Zimbabwe is renewing efforts to ditch the US dollar as the dominant form of tender in the southern African nation by leaning on government officials to de-dollarize the economy by 2030.

The timeline of the new push aligns with an unprecedented extension of President Emmerson Mnangagwa’s mandate, who is now set to stay in office for an additional two years past his original 2028 exit date. It comes after an approval by the ruling party earlier this month.

Zimbabwe’s economy has mostly run on the US dollar since 2009 and the government wants to return to a local currency so the central bank can gain full control of currency supply. Among other things it would allow the administration to pay contractors working on politically-favorable infrastructure development projects such as road construction with the local currency, Zimbabwe Gold (ZiG).
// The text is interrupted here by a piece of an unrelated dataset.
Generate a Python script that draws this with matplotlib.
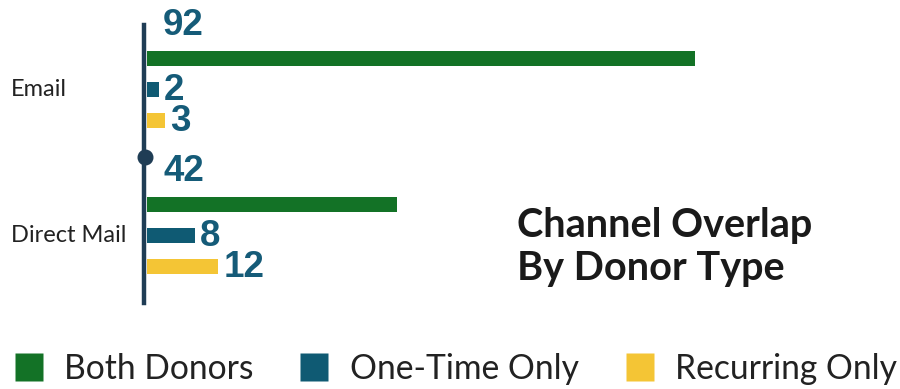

Harare also argues the ZiG, which was first introduced in April 2024, will improve the competitiveness of local manufacturing companies through cheaper production processes as opposed to US dollar-based costs. Ultimately the government hopes that local currency use will slow inflation.

However, Nathan Hayes, Zimbabwe analyst at Economist Intelligence Unit said US dollars will “likely remain dominant.” He told Semafor that with inflation in ZiG terms around 90% year on year versus much lower inflation in US dollars, it would be prudent for the de-dollarization process to be rolled out gradually.